A bald man floating toward the ceiling in a ribbed black room
Baron Harkonnen, played by Stellan Skarsgård, ascends toward the ceiling after a meeting in his throne room. The chamber was inspired by John Portman’s cascading terraces at the Hyatt Regency in San Francisco. (Courtesy Warner Bros. Pictures)

“That chamber needed to be like a church,” explained Vermette. “All of the ribs inside of that chamber were inspired by John Portman’s architecture. When I was 11 years old, my parents and my family, we went on a trip and I remembered staying at the Hyatt Regency in San Francisco.
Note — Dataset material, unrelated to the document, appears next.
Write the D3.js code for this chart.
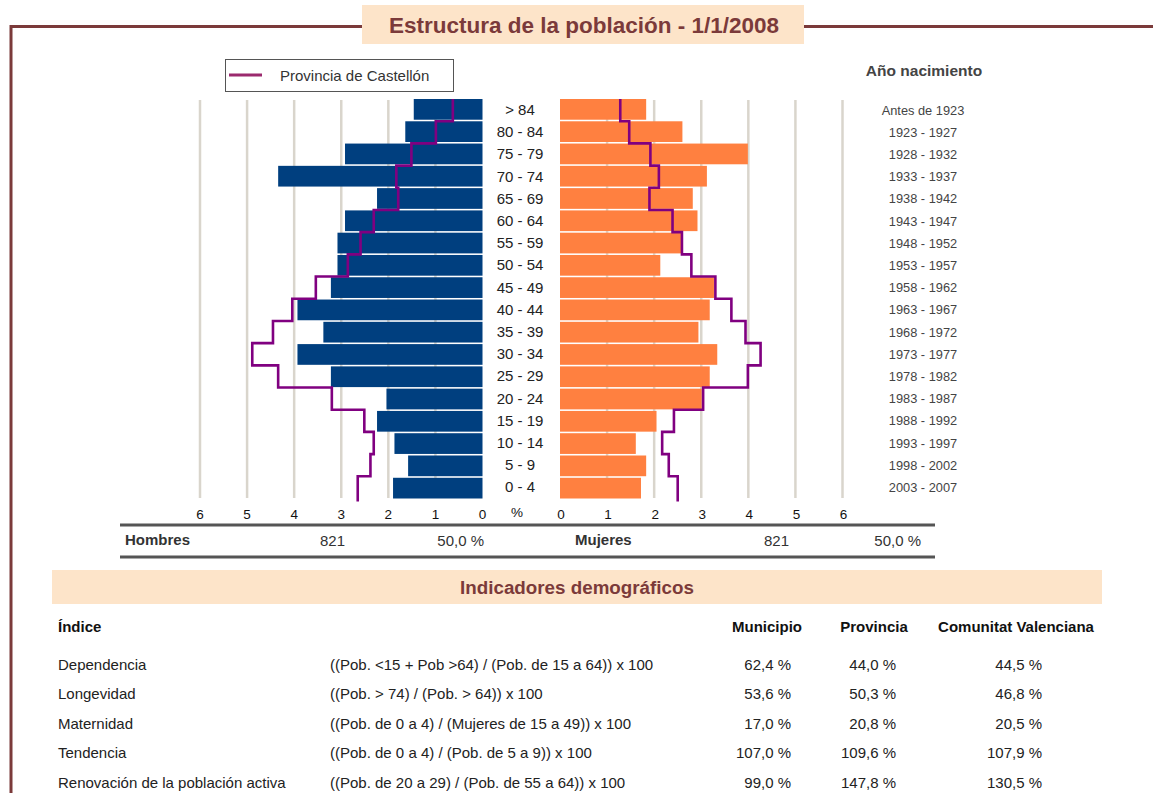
<!DOCTYPE html>
<html>
<head>
<meta charset="utf-8">
<script src="https://cdn.jsdelivr.net/npm/d3@7"></script>
<style>
  body { margin: 0; background: #fff; }
  svg { display: block; font-family: "Liberation Sans", Arial, sans-serif; }
</style>
</head>
<body>
<svg width="1153" height="793"></svg>
<script>
// age groups, top to bottom
const ages = ["> 84", "80 - 84", "75 - 79", "70 - 74", "65 - 69", "60 - 64", "55 - 59", "50 - 54", "45 - 49",
  "40 - 44", "35 - 39", "30 - 34", "25 - 29", "20 - 24", "15 - 19", "10 - 14", "5 - 9", "0 - 4"];
const birthYears = ["Antes de 1923", "1923 - 1927", "1928 - 1932", "1933 - 1937", "1938 - 1942", "1943 - 1947",
  "1948 - 1952", "1953 - 1957", "1958 - 1962", "1963 - 1967", "1968 - 1972", "1973 - 1977", "1978 - 1982",
  "1983 - 1987", "1988 - 1992", "1993 - 1997", "1998 - 2002", "2003 - 2007"];

// % of total population
const hombres = [1.46, 1.64, 2.92, 4.34, 2.24, 2.92, 3.08, 3.08, 3.22, 3.93, 3.38, 3.93, 3.22, 2.04, 2.24, 1.87, 1.58, 1.90];
const mujeres = [1.83, 2.60, 3.99, 3.12, 2.82, 2.92, 2.58, 2.13, 3.27, 3.18, 2.94, 3.34, 3.18, 3.01, 2.05, 1.61, 1.83, 1.72];
const provHombres = [0.63, 0.99, 1.51, 1.83, 1.79, 2.31, 2.59, 2.86, 3.54, 4.04, 4.45, 4.89, 4.34, 3.20, 2.51, 2.31, 2.38, 2.65];
const provMujeres = [1.28, 1.47, 1.92, 2.10, 1.90, 2.39, 2.59, 2.79, 3.30, 3.64, 3.94, 4.26, 3.99, 3.04, 2.42, 2.17, 2.31, 2.50];

const ticks = [0, 1, 2, 3, 4, 5, 6];
const totals = { hombres: "821", hombresPct: "50,0 %", mujeres: "821", mujeresPct: "50,0 %" };

const indices = ["Dependencia", "Longevidad", "Maternidad", "Tendencia", "Renovación de la población activa"];
const formulas = [
  "((Pob. <15 + Pob >64) / (Pob. de 15 a 64)) x 100",
  "((Pob. > 74) / (Pob. > 64)) x 100",
  "((Pob. de 0 a 4) / (Mujeres de 15 a 49)) x 100",
  "((Pob. de 0 a 4) / (Pob. de 5 a 9)) x 100",
  "((Pob. de 20 a 29) / (Pob. de 55 a 64)) x 100"
];
const municipio = ["62,4 %", "53,6 %", "17,0 %", "107,0 %", "99,0 %"];
const provincia = ["44,0 %", "50,3 %", "20,8 %", "109,6 %", "147,8 %"];
const comunitat = ["44,5 %", "46,8 %", "20,5 %", "107,9 %", "130,5 %"];

const svg = d3.select("svg");
const brown = "#7b3a3a";

// frame + title
svg.append("path")
  .attr("d", "M11,793 V26.5 H362 M804,26.5 H1153")
  .attr("fill", "none").attr("stroke", brown).attr("stroke-width", 3);
svg.append("rect").attr("x", 362).attr("y", 5).attr("width", 442).attr("height", 39).attr("fill", "#fde4c9");
svg.append("text").attr("x", 584).attr("y", 33).attr("text-anchor", "middle")
  .attr("font-size", 22.5).attr("font-weight", "bold").attr("fill", brown)
  .text("Estructura de la población - 1/1/2008");

// scales
const xL = d3.scaleLinear().domain([0, 6]).range([482.5, 200]);
const xR = d3.scaleLinear().domain([0, 6]).range([560, 842.5]);
const y = d3.scaleBand().domain(ages).range([99, 498.5]).paddingInner(0.07).paddingOuter(0);
const rowY = d3.scaleBand().domain(ages).range([99, 498.5]);

// grid
const grid = svg.append("g").attr("stroke", "#d9d5cc").attr("stroke-width", 2.5);
grid.selectAll(".gl").data(ticks.filter(d => d > 0)).join("line")
  .attr("x1", d => xL(d)).attr("x2", d => xL(d)).attr("y1", 100).attr("y2", 498);
grid.selectAll(".gr").data(ticks.filter(d => d > 0)).join("line")
  .attr("x1", d => xR(d)).attr("x2", d => xR(d)).attr("y1", 100).attr("y2", 498);

// bars
svg.append("g").selectAll("rect").data(hombres).join("rect")
  .attr("x", d => xL(d)).attr("width", d => xL(0) - xL(d))
  .attr("y", (d, i) => y(ages[i])).attr("height", y.bandwidth())
  .attr("fill", "#003f7f");
svg.append("g").selectAll("rect").data(mujeres).join("rect")
  .attr("x", xR(0)).attr("width", d => xR(d) - xR(0))
  .attr("y", (d, i) => y(ages[i])).attr("height", y.bandwidth())
  .attr("fill", "#ff8040");

// province step lines
function steps(vals, xs) {
  const pts = [];
  vals.forEach((v, i) => {
    const y0 = rowY(ages[i]);
    pts.push([xs(v), y0]);
    pts.push([xs(v), i === vals.length - 1 ? y0 + rowY.bandwidth() + 3 : y0 + rowY.bandwidth()]);
  });
  return d3.line()(pts);
}
svg.append("path").attr("d", steps(provHombres, xL))
  .attr("fill", "none").attr("stroke", "#800080").attr("stroke-width", 2.6);
svg.append("path").attr("d", steps(provMujeres, xR))
  .attr("fill", "none").attr("stroke", "#800080").attr("stroke-width", 2.6);

// age labels
svg.append("g").selectAll("text").data(ages).join("text")
  .attr("x", 520).attr("y", d => rowY(d) + rowY.bandwidth() / 2 + 5)
  .attr("text-anchor", "middle").attr("font-size", 15).attr("fill", "#222")
  .text(d => d);

// birth years
svg.append("text").attr("x", 924).attr("y", 76).attr("text-anchor", "middle")
  .attr("font-size", 15.5).attr("font-weight", "bold").attr("fill", "#444").text("Año nacimiento");
svg.append("g").selectAll("text").data(birthYears).join("text")
  .attr("x", 923).attr("y", (d, i) => rowY(ages[i]) + rowY.bandwidth() / 2 + 4.5)
  .attr("text-anchor", "middle").attr("font-size", 12.8).attr("fill", "#444")
  .text(d => d);

// axes tick labels
svg.append("g").selectAll("text").data(ticks).join("text")
  .attr("x", d => xL(d)).attr("y", 519).attr("text-anchor", "middle")
  .attr("font-size", 13.5).attr("fill", "#111").text(d => d);
svg.append("g").selectAll("text").data(ticks).join("text")
  .attr("x", d => xR(d) + 1).attr("y", 519).attr("text-anchor", "middle")
  .attr("font-size", 13.5).attr("fill", "#111").text(d => d);
svg.append("text").attr("x", 517).attr("y", 517).attr("text-anchor", "middle")
  .attr("font-size", 13.5).attr("fill", "#111").text("%");

// legend
svg.append("rect").attr("x", 225.5).attr("y", 59.5).attr("width", 228).attr("height", 32)
  .attr("fill", "#fff").attr("stroke", "#555").attr("stroke-width", 1);
svg.append("line").attr("x1", 229).attr("x2", 262).attr("y1", 75).attr("y2", 75)
  .attr("stroke", "#9b2a6e").attr("stroke-width", 3);
svg.append("text").attr("x", 280).attr("y", 80.5).attr("font-size", 15).attr("fill", "#333")
  .text("Provincia de Castellón");

// totals bar
svg.append("line").attr("x1", 120).attr("x2", 935).attr("y1", 525).attr("y2", 525)
  .attr("stroke", "#555").attr("stroke-width", 3);
svg.append("line").attr("x1", 120).attr("x2", 935).attr("y1", 557).attr("y2", 557)
  .attr("stroke", "#555").attr("stroke-width", 3);
const tot = svg.append("g").attr("font-size", 15).attr("fill", "#333");
tot.append("text").attr("x", 125).attr("y", 545).attr("font-weight", "bold").text("Hombres");
tot.append("text").attr("x", 345).attr("y", 546).attr("text-anchor", "end").text(totals.hombres);
tot.append("text").attr("x", 484).attr("y", 546).attr("text-anchor", "end").text(totals.hombresPct);
tot.append("text").attr("x", 575).attr("y", 545).attr("font-weight", "bold").text("Mujeres");
tot.append("text").attr("x", 789).attr("y", 546).attr("text-anchor", "end").text(totals.mujeres);
tot.append("text").attr("x", 921).attr("y", 546).attr("text-anchor", "end").text(totals.mujeresPct);

// indicators
svg.append("rect").attr("x", 52).attr("y", 570).attr("width", 1050).attr("height", 34).attr("fill", "#fde4c9");
svg.append("text").attr("x", 577).attr("y", 594).attr("text-anchor", "middle")
  .attr("font-size", 18.8).attr("font-weight", "bold").attr("fill", brown).text("Indicadores demográficos");

const hdr = svg.append("g").attr("font-size", 15).attr("font-weight", "bold").attr("fill", "#111");
hdr.append("text").attr("x", 58).attr("y", 632).text("Índice");
hdr.append("text").attr("x", 767).attr("y", 632).attr("text-anchor", "middle").text("Municipio");
hdr.append("text").attr("x", 874).attr("y", 632).attr("text-anchor", "middle").text("Provincia");
hdr.append("text").attr("x", 1016).attr("y", 632).attr("text-anchor", "middle").text("Comunitat Valenciana");

const rowYs = d3.scalePoint().domain(indices).range([670, 787.5]);
const body = svg.append("g").attr("font-size", 15).attr("fill", "#222");
body.selectAll(".n").data(indices).join("text").attr("x", 58).attr("y", d => rowYs(d)).text(d => d);
body.selectAll(".f").data(formulas).join("text").attr("x", 330).attr("y", (d, i) => rowYs(indices[i])).text(d => d);
body.selectAll(".m").data(municipio).join("text").attr("x", 791).attr("text-anchor", "end")
  .attr("y", (d, i) => rowYs(indices[i])).text(d => d);
body.selectAll(".p").data(provincia).join("text").attr("x", 896).attr("text-anchor", "end")
  .attr("y", (d, i) => rowYs(indices[i])).text(d => d);
body.selectAll(".c").data(comunitat).join("text").attr("x", 1042).attr("text-anchor", "end")
  .attr("y", (d, i) => rowYs(indices[i])).text(d => d);
</script>
</body>
</html>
And I was looking up and it was all these tiers that looked like ribs, as if you were inside a whale. That old memory came back to me when I was working on [Giedi Prime].”

(Portman’s architecture has proven increasingly popular in science fiction productions in recent years; this past summer the interiors of the Atlanta Marriott Marquis served as the digs for the Time Variance Authority in Disney’s Loki series. Vermette, however, emphasized the horizontal plane rather than reaching for soaring heights.)
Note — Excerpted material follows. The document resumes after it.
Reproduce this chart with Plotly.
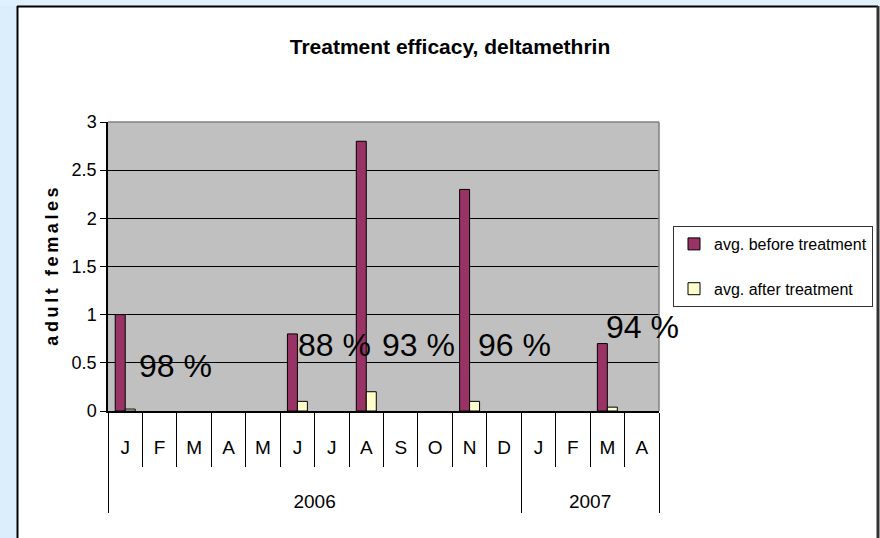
import plotly.graph_objects as go

# ---- data ----
years = ["2006"] * 12 + ["2007"] * 4
months = ["J", "F", "M", "A", "M", "J", "J", "A", "S", "O", "N", "D", "J", "F", "M", "A"]
before = [1.0, None, None, None, None, 0.8, None, 2.8, None, None, 2.3, None, None, None, 0.7, None]
after = [0.02, None, None, None, None, 0.1, None, 0.2, None, None, 0.1, None, None, None, 0.04, None]
efficacy_labels = ["98 %", "88 %", "93 %", "96 %", "94 %"]

# make duplicated month letters unique keys (surrounding spaces collapse when rendered);
# two blank trailing lines give the month row the height of the reference's label band
seen = {}
month_keys = []
for y, m in zip(years, months):
    k = (y, m)
    n = seen.get(k, 0)
    seen[k] = n + 1
    month_keys.append(" " * n + m + " " * n + "<br>\u00a0<br>\u00a0")

x = [years, month_keys]

W, H = 880, 538
L, R, T, B = 108, 659, 122, 411
pw, ph = R - L, B - T


def px(v):
    return (v - L) / pw


def py(v):
    return (B - v) / ph


FONT = "Liberation Sans, Arial, sans-serif"

fig = go.Figure()
fig.add_bar(x=x, y=before, name="avg. before treatment",
            marker=dict(color="#993366", line=dict(color="black", width=1)),
            legendgroup="a")
fig.add_bar(x=x, y=after, name="avg. after treatment",
            marker=dict(color="#FFFFCC", line=dict(color="black", width=1)),
            legendgroup="b")

# percent label positions (category index units, y data units)
lab_pos_x = [1.45, 6.07, 8.51, 11.3, 15.02]
lab_pos_y = [0.47, 0.685, 0.685, 0.685, 0.87]
for t, lx, ly in zip(efficacy_labels, lab_pos_x, lab_pos_y):
    fig.add_annotation(text=t, xref="x domain", yref="y",
                       x=(lx + 0.5) / 16, y=ly, showarrow=False,
                       font=dict(family=FONT, size=32, color="black"),
                       xanchor="center", yanchor="middle")

shapes = [
    # light blue frame areas
    dict(type="rect", xref="paper", yref="paper", x0=px(0), x1=px(17), y0=py(H + 5), y1=py(0),
         fillcolor="#DCEEFC", line=dict(width=0), layer="below"),
    dict(type="rect", xref="paper", yref="paper", x0=px(0), x1=px(W + 5), y0=py(6), y1=py(0),
         fillcolor="#E0F1FD", line=dict(width=0), layer="below"),
    # white chart border
    dict(type="line", xref="paper", yref="paper", x0=px(17.5), x1=px(17.5), y0=py(H + 5), y1=py(6),
         line=dict(color="black", width=2), layer="above"),
    dict(type="line", xref="paper", yref="paper", x0=px(17), x1=px(878), y0=py(6.5), y1=py(6.5),
         line=dict(color="black", width=2), layer="above"),
    dict(type="line", xref="paper", yref="paper", x0=px(878), x1=px(878), y0=py(H + 5), y1=py(6),
         line=dict(color="#333333", width=3), layer="above"),
    # plot area frame (top & right gray)
    dict(type="line", xref="x domain", yref="y domain", x0=0, x1=1, y0=1, y1=1,
         line=dict(color="#808080", width=1.5), layer="above"),
    dict(type="line", xref="x domain", yref="y domain", x0=1, x1=1, y0=0, y1=1,
         line=dict(color="#808080", width=1.5), layer="above"),
]

ytitle = "\u2009".join("adult females")

fig.update_layout(
    width=W, height=H,
    margin=dict(l=L, r=W - R, t=T, b=H - B, autoexpand=False),
    paper_bgcolor="white",
    plot_bgcolor="#C0C0C0",
    font=dict(family=FONT, size=17, color="black"),
    title=dict(text="<b>Treatment efficacy, deltamethrin</b>", x=450 / W, xanchor="center",
               y=1 - 47 / H, yanchor="middle",
               font=dict(family=FONT, size=21, color="black")),
    barmode="group", bargap=0.42, bargroupgap=0,
    showlegend=True,
    legend=dict(x=px(673), y=py(226), xanchor="left", yanchor="top",
                bordercolor="#333333", borderwidth=1, bgcolor="white",
                font=dict(family=FONT, size=16),
                traceorder="grouped", tracegroupgap=21, itemwidth=30),
    shapes=shapes,
    xaxis=dict(type="multicategory", showline=True, linecolor="black", linewidth=1.5,
               ticks="outside", tickson="boundaries", ticklen=54, tickcolor="black", tickwidth=1,
               ticklabelstandoff=18, tickangle=0, showgrid=False,
               dividercolor="black", dividerwidth=1,
               tickfont=dict(family=FONT, size=19)),
    yaxis=dict(range=[0, 3], dtick=0.5, showline=True, linecolor="black", linewidth=1.5,
               ticks="outside", ticklen=6, tickcolor="black",
               showgrid=True, gridcolor="black", gridwidth=1, zeroline=False,
               tickfont=dict(family=FONT, size=18),
               title=dict(text="<b>" + ytitle + "</b>", standoff=8,
                          font=dict(family=FONT, size=18))),
)

fig.write_html("out.html", config={"displayModeBar": False},
               post_script="document.body.style.margin='0';document.body.style.overflow='hidden';")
Like Vermette, Villeneuve’s devotion to Dune dates to his youth. Not long after reading the book as a teen, said Vermette, the future director prepared a storyboard for a film adaptation at 13 or 14. Lynch’s film, starring Kyle MacLachlan in the role of Paul, debuted only a couple years later. Villeneuve intentionally sought to distance the new version from the earlier attempt. Savaged by critics and fans alike, Lynch’s effort has been panned as simultaneously confusing and overstuffed with exposition, but is still notable for its ornate sets, often bordering on Baroque, painterly sensibilities, and grotesque creature designs.
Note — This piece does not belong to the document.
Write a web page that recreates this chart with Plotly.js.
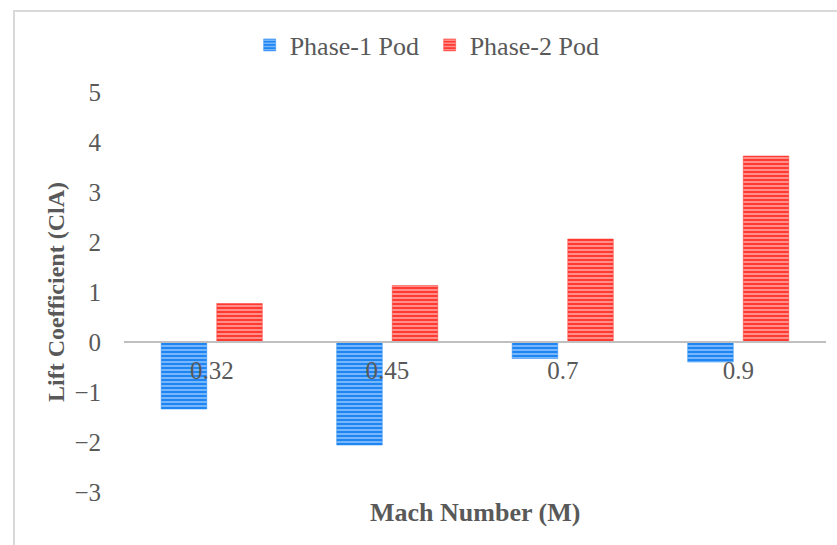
<!DOCTYPE html>
<html>
<head>
<meta charset="utf-8">
<script src="https://cdn.plot.ly/plotly-3.0.1.min.js"></script>
<style>
  html, body { margin: 0; padding: 0; background: #ffffff; }
  #wrap { position: relative; width: 837px; height: 545px; overflow: hidden; }
  #frame { position: absolute; left: 13px; top: 10px; width: 830px; height: 540px;
           border-left: 2px solid #d9d9d9; border-top: 2px solid #d9d9d9; }
  #chart { position: absolute; left: 0; top: 0; width: 837px; height: 545px; }
</style>
</head>
<body>
<div id="wrap">
  <div id="frame"></div>
  <div id="chart"></div>
</div>
<script>
// Mach numbers tested and lift coefficient for each pod design
const machLabels = ["0.32", "0.45", "0.7", "0.9"];
const phase1Lift = [-1.34, -2.06, -0.33, -0.40];
const phase2Lift = [0.77, 1.13, 2.06, 3.72];

const yRange = [-3, 5];
const serif = "Times New Roman, Liberation Serif, Times, serif";
const grey = "#595959";

function hatched(bg, fg) {
  return {
    color: bg,
    line: { color: bg, width: 0.5 },
    pattern: { shape: "-", bgcolor: bg, fgcolor: fg, fillmode: "replace", size: 4, solidity: 0.35 }
  };
}

const traces = [
  { type: "bar", name: "Phase-1 Pod", x: machLabels, y: phase1Lift,
    marker: hatched("#1e86f2", "#9fcbff"), hoverinfo: "skip" },
  { type: "bar", name: "Phase-2 Pod", x: machLabels, y: phase2Lift,
    marker: hatched("#ff3a33", "#ffb3ad"), hoverinfo: "skip" }
];

// paper position of y = 0 so the category axis sits on the zero line
const zeroPos = (0 - yRange[0]) / (yRange[1] - yRange[0]);

const layout = {
  width: 837, height: 545,
  margin: { l: 124, r: 11, t: 92, b: 53 },
  paper_bgcolor: "rgba(0,0,0,0)",
  plot_bgcolor: "rgba(0,0,0,0)",
  barmode: "group",
  bargap: 0.367,
  bargroupgap: 0.18,
  font: { family: serif, color: grey, size: 24 },
  showlegend: true,
  legend: {
    orientation: "h", x: 0.179, xanchor: "left", y: 1.1175, yanchor: "middle",
    font: { family: serif, size: 26, color: grey }, itemwidth: 30, entrywidth: 135,
    traceorder: "normal"
  },
  xaxis: {
    type: "category",
    anchor: "free", position: zeroPos,
    showline: true, linecolor: "#bfbfbf", linewidth: 2,
    showgrid: false, zeroline: false,
    ticks: "", ticklabelstandoff: 6,
    tickfont: { family: serif, size: 25, color: grey }
  },
  yaxis: {
    range: yRange, dtick: 1, tick0: 0,
    showgrid: false, zeroline: false, showline: false,
    ticks: "", ticklabelstandoff: 22,
    tickfont: { family: serif, size: 25, color: grey },
    title: { text: "<b>Lift Coefficient (ClA)</b>", font: { family: serif, size: 24, color: grey }, standoff: 2 }
  },
  annotations: [{
    xref: "paper", yref: "paper", x: 0.5, y: -0.05, yanchor: "middle", showarrow: false,
    text: "<b>Mach Number (M)</b>", font: { family: serif, size: 26, color: grey }
  }]
};

Plotly.newPlot("chart", traces, layout, { displayModeBar: false, staticPlot: true });
</script>
</body>
</html>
“We did stay consciously away from that Dune,” said Vermette. “We wanted to start with a clean slate because it’s not a remake. It’s Denis’ vision. Although, I have to say that I did like the design of Lynch’s movie.

“This is a movie in the history of science fiction that we were like, okay, there’s obviously 2001: A Space Odyssey, then Star Wars, but Dune is one of them. Tron is another one that visually you’re like, okay, we’re going somewhere else. There’s the before and after.”

A concrete bedroom with ornate fish murals
Paul’s bedroom on Arrakis. The ornate details of the fortress were conceived by local Fremen artisans when the structure was first commissioned. The alternating ceiling heights, particularly the raised ceiling toward the center where people would be expected to gather, also recalls Frank Lloyd Wright’s home designs. (Chiabella James/Provided by Warner Bros. Pictures)

As for the giant sandworms that are arguably Dune’s most iconic image, they, and the intrinsic role they play in the Fremen religion, had to come across as appropriately powerful on the screen.

“We explored many avenues for the worm,” explained Vermette. “But in the end, we wanted the worm not to be a scary monster. We wanted it to be more than that—more like a godlike figure that commands respect. It’s an old creator, something that has some sort of an internal wisdom in its own sense. So, the skin is scratched a bit, like roots.” He and Villeneuve pondered the ramifications such a creature would have on its environment, so “when you fly over Arrakis, you could actually see depressions that mark the passage of a sandworm,” Vermette said.

Dune: Part One, which is still in theaters and streaming on HBO Max, met with near-instant box office success despite its split release strategy. An October 2023 release date has already been set for Part Two. Part One went to some strange places; expect the sequel to be even weirder.